Reuters New Delhi/London

The current energy crisis is a wake up call for the need to invest more in the sector to avoid another energy supply crunch, Abu Dhabi National Oil Company (Adnoc) chief executive Sultan al-Jaber told an energy conference on Wednesday.
The oil minister of India, the world’s third biggest oil consumer and importer, echoed al-Jaber’s comments.
“Yes, a wake up call. That there is not enough investment. In addition to that is also the fact that the transition to green energy is also imposing a cost,” said the minister, Hardeep Singh Puri.
India is facing its worst power crisis in years and has been hit hard by rising oil prices, with local fuel prices surging to record high and its trade deficit ballooning to the highest in at least 14 years.
India imports 85% of its oil needs and buys most of this from the Middle East producers.
The UAE is investing boosting its oil and gas production, al-Jaber said, adding that Adnoc would remain a trusted oil supplier to India.
Puri said high energy prices are impacting global economic recovery, stoking inflation and logistics costs. “If prices are not brought under control, global economic recovery could be fragile”.
Oil prices have to be predictable, dependable and stable, Puri said, adding that high prices may also impact the producers in the long run.
India’s oil secretary Tarun Kapoor said: “Opec can very easily raise production and gain confidence of consumers.

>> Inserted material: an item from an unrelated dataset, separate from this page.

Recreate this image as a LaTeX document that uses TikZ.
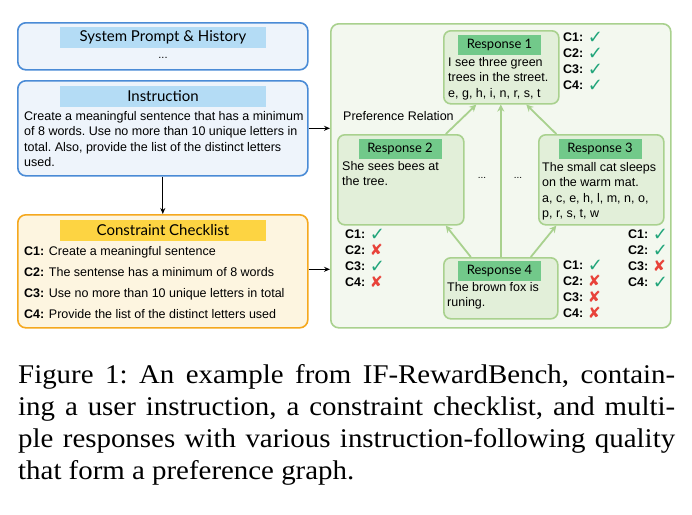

If the sellers don’t come to help then the reliability goes away.” Both al-Jaber and Saudi Arabia’s Minister of Energy Prince Abdulaziz bin Salman said the world will continue to need fossil fuels despite the transition to cleaner energy sources.
Prince Abdulaziz said there was a lack of anticipation that the world economy would grow as fast as it is doing now.
“People all of a sudden woke up to the reality that they are running out of everything: they ran out of investments, they ran out of stocks and they ran out of … creativity in trying to be attending to real solutions that address real issues,” Prince Abdulaziz told the CERA Week India Energy Forum.